La lettura del volume lascia alcuni argomenti di discussione aperti. Il principale, come già accennato, riguarda la generale strategia culturale del museo. Il catalogo fa, infatti, emergere solo indirettamente la sua risposta alla domanda che apre il primo dei capitoli: “What is design?”. La soluzione qui adottata è quella di selezionare risposte che arrivano da molti agenti della disciplina: designer, produttori, curatori, critici. Ed è sintomatico che, quando viene citata Paola Antonelli – curatrice del MoMA di New York che possiamo considerare uno dei principali competitor del museo londinese –, venga sottolineata la sua propensione per il design speculativo o per quello anonimo. A tutti gli effetti, la scelta londinese sembra andare verso una definizione più classica di design, quella tradizionalmente anticipata dal termine “industrial”. Il prodotto di massa, o comunque pensato per le masse, alla fine resta un discrimine importante del progetto. Il che non vuol dire, sia chiaro, che il London Design Museum non preveda tra le sue attività la ricerca, anzi. Il suo programma “Designs of the Year” è uno dei più vivi a livello internazionale sul fronte della sperimentazione e della tutela dei giovani talenti. Tuttavia, esso riveste solo una delle porzioni del ventaglio delle proposte annuali. L’offerta è ampia perché le ambizioni di pubblico sono grandi. Gli slogan utilizzati sul sito sono eloquenti, in tal senso: “Design is a way to understand the world and how you can change it”. Che è una modalità inclusiva ed estremamente aperta per dialogare col grande pubblico. Ma questo è, da un punto di vista storico, un atteggiamento tipicamente consolidato nella cultura inglese della disciplina. Non a caso, il più citato tra i teorici del volume è Henry Cole, deus ex machina del design anglosassone e punto di riferimento per qualunque dissertazione storica sull’argomento.
Un autore che è stato capace di creare in contemporanea la prima grande fiera internazionale di design (la Great Exhibition del 1851), di ordinare le scuole di design del Regno Unito, di fondare il primo nucleo del Victoria and Albert Museum e di dirigere la più importante rivista sul progetto dell’epoca.

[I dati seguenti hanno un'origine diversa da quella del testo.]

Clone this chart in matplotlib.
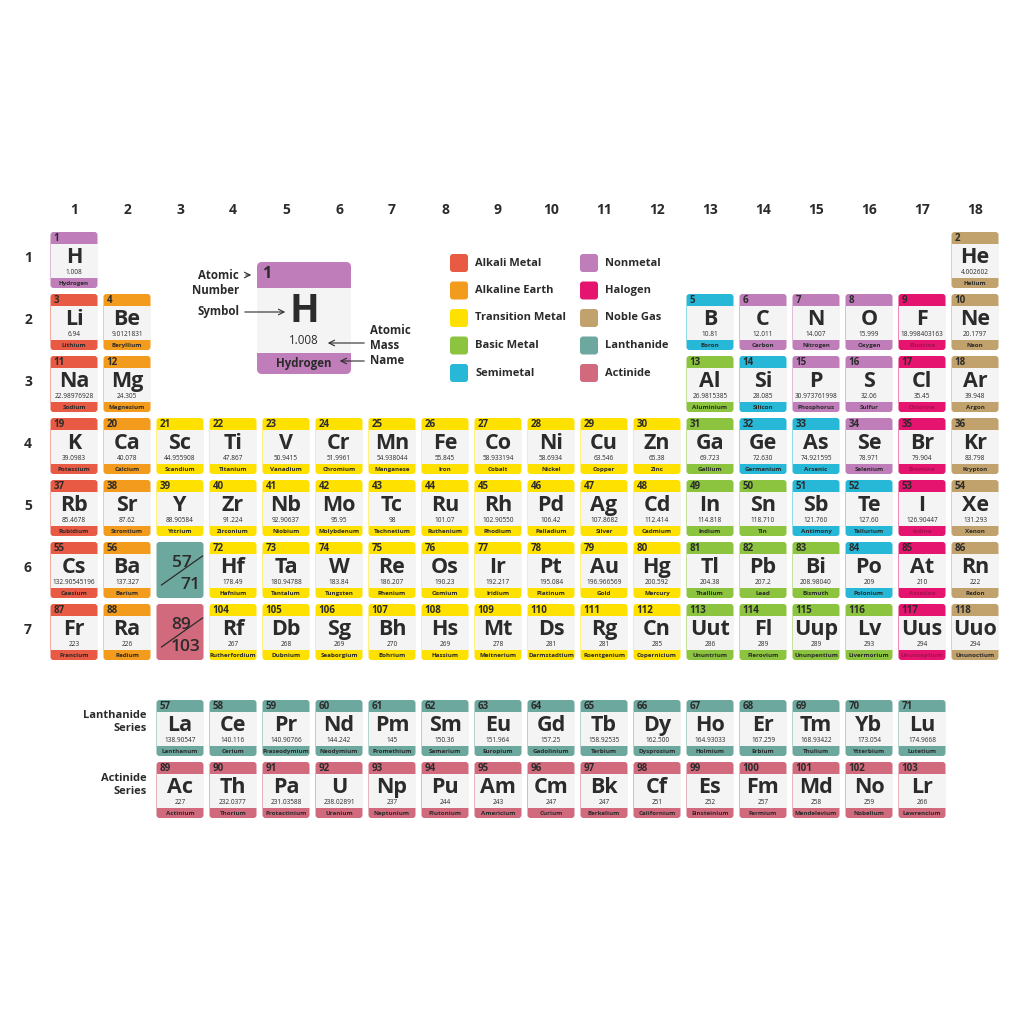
import matplotlib.pyplot as plt
from matplotlib.patches import FancyBboxPatch, Rectangle

plt.rcParams['font.family'] = ['Open Sans', 'DejaVu Sans']

# ---- data -------------------------------------------------------------
symbols = ("H He Li Be B C N O F Ne Na Mg Al Si P S Cl Ar "
           "K Ca Sc Ti V Cr Mn Fe Co Ni Cu Zn Ga Ge As Se Br Kr "
           "Rb Sr Y Zr Nb Mo Tc Ru Rh Pd Ag Cd In Sn Sb Te I Xe "
           "Cs Ba La Ce Pr Nd Pm Sm Eu Gd Tb Dy Ho Er Tm Yb Lu "
           "Hf Ta W Re Os Ir Pt Au Hg Tl Pb Bi Po At Rn "
           "Fr Ra Ac Th Pa U Np Pu Am Cm Bk Cf Es Fm Md No Lr "
           "Rf Db Sg Bh Hs Mt Ds Rg Cn Uut Fl Uup Lv Uus Uuo").split()

names = ("Hydrogen Helium Lithium Beryllium Boron Carbon Nitrogen Oxygen Fluorine Neon "
         "Sodium Magnesium Aluminium Silicon Phosphorus Sulfur Chlorine Argon "
         "Potassium Calcium Scandium Titanium Vanadium Chromium Manganese Iron Cobalt "
         "Nickel Copper Zinc Gallium Germanium Arsenic Selenium Bromine Krypton "
         "Rubidium Strontium Yttrium Zirconium Niobium Molybdenum Technetium Ruthenium "
         "Rhodium Palladium Silver Cadmium Indium Tin Antimony Tellurium Iodine Xenon "
         "Caesium Barium Lanthanum Cerium Praseodymium Neodymium Promethium Samarium "
         "Europium Gadolinium Terbium Dysprosium Holmium Erbium Thulium Ytterbium Lutetium "
         "Hafnium Tantalum Tungsten Rhenium Osmium Iridium Platinum Gold Mercury Thallium "
         "Lead Bismuth Polonium Astatine Radon "
         "Francium Radium Actinium Thorium Protactinium Uranium Neptunium Plutonium "
         "Americium Curium Berkelium Californium Einsteinium Fermium Mendelevium Nobelium "
         "Lawrencium Rutherfordium Dubnium Seaborgium Bohrium Hassium Meitnerium "
         "Darmstadtium Roentgenium Copernicium Ununtrium Flerovium Ununpentium "
         "Livermorium Ununseptium Ununoctium").split()

masses = ("1.008 4.002602 6.94 9.0121831 10.81 12.011 14.007 15.999 18.998403163 20.1797 "
          "22.98976928 24.305 26.9815385 28.085 30.973761998 32.06 35.45 39.948 "
          "39.0983 40.078 44.955908 47.867 50.9415 51.9961 54.938044 55.845 58.933194 "
          "58.6934 63.546 65.38 69.723 72.630 74.921595 78.971 79.904 83.798 "
          "85.4678 87.62 88.90584 91.224 92.90637 95.95 98 101.07 102.90550 106.42 "
          "107.8682 112.414 114.818 118.710 121.760 127.60 126.90447 131.293 "
          "132.90545196 137.327 138.90547 140.116 140.90766 144.242 145 150.36 151.964 "
          "157.25 158.92535 162.500 164.93033 167.259 168.93422 173.054 174.9668 "
          "178.49 180.94788 183.84 186.207 190.23 192.217 195.084 196.966569 200.592 "
          "204.38 207.2 208.98040 209 210 222 "
          "223 226 227 232.0377 231.03588 238.02891 237 244 243 247 247 251 252 257 258 "
          "259 266 267 268 269 270 269 278 281 281 285 286 289 289 293 294 294").split()

# A alkali, E alkaline earth, T transition, B basic, S semimetal,
# N nonmetal, H halogen, G noble gas, L lanthanide, C actinide
kinds = ("NG" "AESNNNHG" "AEBSNNHG"
         "AE" + "T" * 10 + "BSSNHG"
         "AE" + "T" * 10 + "BBSSHG"
         "AE" + "L" * 15 + "T" * 9 + "BBBSHG"
         "AE" + "C" * 15 + "T" * 9 + "BBBBHG")

legend_rows = [("A", "Alkali Metal"), ("E", "Alkaline Earth"), ("T", "Transition Metal"),
               ("B", "Basic Metal"), ("S", "Semimetal"), ("N", "Nonmetal"),
               ("H", "Halogen"), ("G", "Noble Gas"), ("L", "Lanthanide"), ("C", "Actinide")]

colors = {"A": "#e85a43", "E": "#f29b1d", "T": "#ffe100", "B": "#8cc43f",
          "S": "#27b8d8", "N": "#bf7db9", "H": "#e5146f", "G": "#c1a26c",
          "L": "#6da89f", "C": "#d16a7c"}

BODY = "#f4f4f4"
TXT = "#2b2b2b"


def position(z):
    """group column and display row of element z"""
    if z == 1:
        return 1, 1
    if z == 2:
        return 18, 1
    for start, row in ((3, 2), (11, 3)):
        if start <= z < start + 8:
            k = z - start
            return (k + 1 if k < 2 else k + 11), row
    if 19 <= z <= 54:
        return (z - 19) % 18 + 1, 4 + (z - 19) // 18
    for start, row, frow in ((55, 6, 8), (87, 7, 9)):
        if z < start + 2 and z >= start:
            return z - start + 1, row
        if start + 2 <= z <= start + 16:
            return z - start - 2 + 3, frow
        if start + 17 <= z <= start + 31:
            return z - start - 17 + 4, row
    return None


# ---- layout -----------------------------------------------------------
X0, DX, W = 50.5, 53, 47
row_top = {1: 232, 2: 294, 3: 356, 4: 418, 5: 480, 6: 542, 7: 604, 8: 700, 9: 762}
H = 56

fig = plt.figure(figsize=(10.24, 10.24), dpi=100)
ax = fig.add_axes([0, 0, 1, 1])
ax.set_xlim(0, 1024)
ax.set_ylim(1024, 0)
ax.axis('off')


def rbox(x, y, w, h, color, r=3):
    ax.add_patch(FancyBboxPatch((x, y), w, h, boxstyle=f"round,pad=0,rounding_size={r}",
                                fc=color, ec='none'))


def cell(x, y, w, h, color, top, bot, r=3):
    rbox(x, y, w, h, color, r)
    ax.add_patch(Rectangle((x, y + top), w, h - top - bot, fc=BODY, ec='none'))


for i, sym in enumerate(symbols):
    z = i + 1
    col, row = position(z)
    x = X0 + (col - 1) * DX
    y = row_top[row]
    k = kinds[i]
    cell(x, y, W, H, colors[k], 12, 10)
    ax.text(x + 3, y + 6.3, str(z), fontsize=7, weight='bold', color=TXT, ha='left', va='center')
    ax.text(x + W / 2, y + 25.5, sym, fontsize=15.5, weight='bold', color=TXT,
            ha='center', va='center')
    ax.text(x + W / 2, y + 40, masses[i], fontsize=4.7, color=TXT, ha='center', va='center')
    ncol = "#a3124f" if k == "H" else TXT
    ax.text(x + W / 2, y + H - 4.8, names[i], fontsize=4.5, weight='bold', color=ncol,
            ha='center', va='center')

# placeholder cells for the f-block
for row, color, a, b in ((6, colors["L"], "57", "71"), (7, colors["C"], "89", "103")):
    x = X0 + 2 * DX
    y = row_top[row]
    rbox(x, y, W, H, color)
    ax.plot([x + 5, x + 46], [y + 43, y + 14], color=TXT, lw=0.9)
    ax.text(x + 25, y + 21, a, fontsize=12.5, weight='semibold', color=TXT, ha='center', va='center')
    ax.text(x + 44, y + 43, b, fontsize=12.5, weight='semibold', color=TXT, ha='right', va='center')

# group and period labels
for g in range(1, 19):
    ax.text(X0 + (g - 1) * DX + W / 2, 210, str(g), fontsize=10, weight='bold', color=TXT,
            ha='center', va='center')
for p in range(1, 8):
    ax.text(28, row_top[p] + 26, str(p), fontsize=10, weight='bold', color=TXT,
            ha='center', va='center')

ax.text(147, 722, "Lanthanide\nSeries", fontsize=8, weight='bold', color=TXT,
        ha='right', va='center', linespacing=1.3)
ax.text(147, 785, "Actinide\nSeries", fontsize=8, weight='bold', color=TXT,
        ha='right', va='center', linespacing=1.3)

# key cell
kx, ky, kw, kh = 257, 262, 94, 112
cell(kx, ky, kw, kh, colors["N"], 26, 21, r=5)
ax.text(kx + 5, ky + 12, "1", fontsize=11.5, weight='bold', color=TXT, ha='left', va='center')
ax.text(kx + kw / 2, ky + 50, "H", fontsize=28, weight='bold', color=TXT, ha='center', va='center')
ax.text(kx + kw / 2, ky + 79, "1.008", fontsize=8.3, color=TXT, ha='center', va='center')
ax.text(kx + kw / 2, ky + 101, "Hydrogen", fontsize=8.3, weight='bold', color=TXT,
        ha='center', va='center')

ann = dict(fontsize=8.3, weight='bold', color=TXT, va='center', linespacing=1.25)
ax.text(239, 283, "Atomic\nNumber", ha='right', **ann)
ax.text(239, 312, "Symbol", ha='right', **ann)
ax.text(370, 338, "Atomic\nMass", ha='left', **ann)
ax.text(370, 361, "Name", ha='left', **ann)
arrow = dict(arrowstyle='->', color=TXT, lw=0.8)
ax.annotate("", xy=(254, 275), xytext=(243, 275), arrowprops=arrow)
ax.annotate("", xy=(288, 312), xytext=(242, 312), arrowprops=arrow)
ax.annotate("", xy=(325, 343), xytext=(367, 343), arrowprops=arrow)
ax.annotate("", xy=(337, 361), xytext=(367, 361), arrowprops=arrow)

# legend
for j, (k, label) in enumerate(legend_rows):
    lx = 450 if j < 5 else 580
    ly = 263 + (j % 5) * 27.5
    rbox(lx, ly - 9, 18, 18, colors[k], r=3)
    ax.text(lx + 25, ly, label, fontsize=8, weight='bold', color=TXT, ha='left', va='center')

fig.savefig("out.png", dpi=100, facecolor='white')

Il che vuol dire riunire in un’unica figura professionale un critico, un curatore, un docente e un esperto/consulente politico. In poche parole, tutto quello che agisce nel design, stando dietro le quinte. Una visione che fa comprendere il prodotto come parte di un processo integrale nel quale il design necessariamente dialoga con l’economia, la politica, il costume, così come con la filosofia e la cultura della sua epoca. Così l’attitudine a non tenere disgiunte le parti e a non prediligerne una sulle altre emerge come un tratto tipicamente britannico, di cui anche il nuovo museo vuole farsi portavoce. In tal senso, anche la contemporaneità diviene parte di un flusso più ampio, nel quale le mostre temporanee servono – sempre citando dal sito – per essere “informed and inspired”. Pertanto il legame con gli effetti sociali della produzione industriale non possono mai venire meno: tanto quelli a breve termine, quanto quelli a lunghissima previsione. Ecco perché in questa impostazione pluralista, inclusiva e democratica risiede la linea critica più genuina che possa essere rilevata in questo volume e nel museo che esso rappresenta: quella che, parafrasando un celebre saggio di Nikolaus Pevsner, potremmo definire “the Englishness of English Design”.